Yes, Donald Trump talked about trade. In fact, to judge by how much time he spent talking about it, trade may be his single biggest concern – not white supremacy. Not even his plan to build a wall along the Mexican border, the issue that first won him political fame. He did it again during the debate on 3 March: asked about his political excommunication by Mitt Romney, he chose to pivot and talk about … trade.
It seems to obsess him: the destructive free-trade deals our leaders have made, the many companies that have moved their production facilities to other lands, the phone calls he will make to those companies’ CEOs in order to threaten them with steep tariffs unless they move back to the US.
All this surprised me because, for all the articles about Trump I had read in recent months, I didn’t recall trade coming up very often.
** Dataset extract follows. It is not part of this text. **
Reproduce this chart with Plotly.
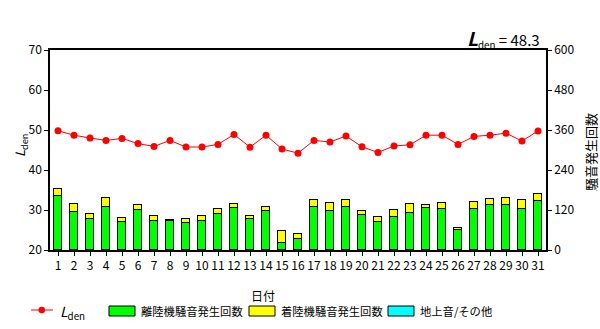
import plotly.graph_objects as go

# Daily values for one month
days = list(range(1, 32))
lden = [49.8, 48.7, 48.0, 47.4, 47.9, 46.6, 45.9, 47.4, 45.75, 45.75,
        46.4, 48.9, 45.7, 48.7, 45.25, 44.2, 47.4, 47.0, 48.5, 45.8,
        44.4, 46.0, 46.3, 48.7, 48.7, 46.4, 48.4, 48.7, 49.2, 47.25, 49.75]
takeoff = [161, 113, 92, 128, 83, 119, 86, 86, 80, 86,
           107, 125, 92, 116, 20, 32, 128, 116, 128, 104,
           83, 98, 110, 125, 122, 59, 122, 134, 134, 122, 146]
landing = [22, 24, 15, 27, 12, 15, 15, 3, 12, 15,
           15, 12, 9, 12, 36, 15, 21, 24, 21, 12,
           15, 21, 27, 9, 18, 6, 21, 18, 21, 27, 21]
ground = [0] * 31
lden_month = 48.3

FONT = "Noto Sans CJK JP"
GREEN, YELLOW, CYAN, RED = "#00ff00", "#ffff00", "#00ffff", "#ff0000"

# plot area in pixels
L, R, T, B = 50, 546, 50, 250


def px(x):
    return (x - L) / (R - L)


def py(y):
    return (B - y) / (B - T)


def text_at(x, y, text, size=12, xanchor="center", angle=0):
    return dict(x=px(x), y=py(y), xref="paper", yref="paper",
                xanchor=xanchor, yanchor="middle", showarrow=False,
                textangle=angle, text=text, borderpad=0,
                font=dict(family=FONT, size=size, color="black"))


fig = go.Figure()
for name, vals, col in [("離陸機騒音発生回数", takeoff, GREEN),
                        ("着陸機騒音発生回数", landing, YELLOW),
                        ("地上音/その他", ground, CYAN)]:
    fig.add_trace(go.Bar(x=days, y=vals, name=name, width=0.5,
                         marker=dict(color=col, line=dict(color="black", width=1)),
                         yaxis="y", showlegend=False))

fig.add_trace(go.Scatter(x=days, y=lden, mode="lines+markers", name="Lden",
                         line=dict(color=RED, width=1),
                         marker=dict(color=RED, size=7),
                         yaxis="y2", showlegend=False))

axis_common = dict(showline=True, linecolor="black", linewidth=1.5,
                   ticks="outside", ticklen=4, tickcolor="black",
                   showgrid=False, zeroline=False,
                   tickfont=dict(family=FONT, size=12, color="black"))

fig.update_layout(
    width=600, height=329,
    margin=dict(l=L, r=600 - R, t=T, b=329 - B),
    paper_bgcolor="white", plot_bgcolor="white",
    barmode="stack", bargap=0,
    font=dict(family=FONT, size=12, color="black"),
    xaxis=dict(range=[0.5, 31.5], tickmode="array", tickvals=days,
               ticktext=[str(d) for d in days], mirror=True, **axis_common),
    yaxis=dict(side="right", range=[0, 600], tickmode="array",
               tickvals=[0, 120, 240, 360, 480, 600], **axis_common),
    yaxis2=dict(side="left", overlaying="y", range=[20, 70], tickmode="array",
                tickvals=[20, 30, 40, 50, 60, 70], **axis_common),
)

ann = []
# monthly Lden
ann.append(text_at(541, 38,
                   "<span style='font-size:19px'><i><b>L</b></i></span><sub>den</sub>"
                   f"<span style='font-size:15px'> = {lden_month}</span>",
                   size=14, xanchor="right"))
# axis titles
ann.append(text_at(20, 146, "<i>L</i><sub>den</sub>", size=13, angle=-90))
ann.append(text_at(590, 152, "騒音発生回数", size=13, angle=-90))
ann.append(text_at(263, 295, "日付"))

# legend
shapes = []
ly = 310
shapes.append(dict(type="line", xref="paper", yref="paper",
                   x0=px(31), x1=px(53), y0=py(ly), y1=py(ly),
                   line=dict(color=RED, width=1)))
shapes.append(dict(type="circle", xref="paper", yref="paper",
                   x0=px(38.5), x1=px(45), y0=py(ly + 3.2), y1=py(ly - 3.2),
                   fillcolor=RED, line=dict(color=RED, width=0)))
ann.append(text_at(59, ly + 2, "<i>L</i><sub>den</sub>", size=14, xanchor="left"))
for x0, col, label in [(109, GREEN, "離陸機騒音発生回数"),
                       (249, YELLOW, "着陸機騒音発生回数"),
                       (388, CYAN, "地上音/その他")]:
    shapes.append(dict(type="rect", xref="paper", yref="paper",
                       x0=px(x0), x1=px(x0 + 26), y0=py(316), y1=py(306),
                       fillcolor=col, line=dict(color="black", width=1)))
    ann.append(text_at(x0 + 31, ly + 1, label, size=11.3, xanchor="left"))

fig.update_layout(annotations=ann, shapes=shapes)
fig.write_html("out.html")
Trump is supposed to be on a one-note crusade for whiteness. Could it be that all this trade stuff is a key to understanding the Trump phenomenon?
Frank interviews a couple of labor leaders and researchers, who tell him that from what they see, the Trump phenomenon is driven by despair over the loss of good blue-collar jobs. Lots of blue-collar Democrats are backing Trump because they (rightly) see Hillary Clinton as a candidate of the kinds of trade deals that send their jobs overseas — which makes her no better than her GOP alternatives, save one. Frank says these are the kind of people the Democratic Party was supposed to help, before it became the party of Wall Street and Silicon Valley. More:
Yet still we cannot bring ourselves to look the thing in the eyes. We cannot admit that we liberals bear some of the blame for its emergence, for the frustration of the working-class millions, for their blighted cities and their downward spiraling lives. So much easier to scold them for their twisted racist souls, to close our eyes to the obvious reality of which Trumpism is just a crude and ugly expression: that neoliberalism has well and truly failed.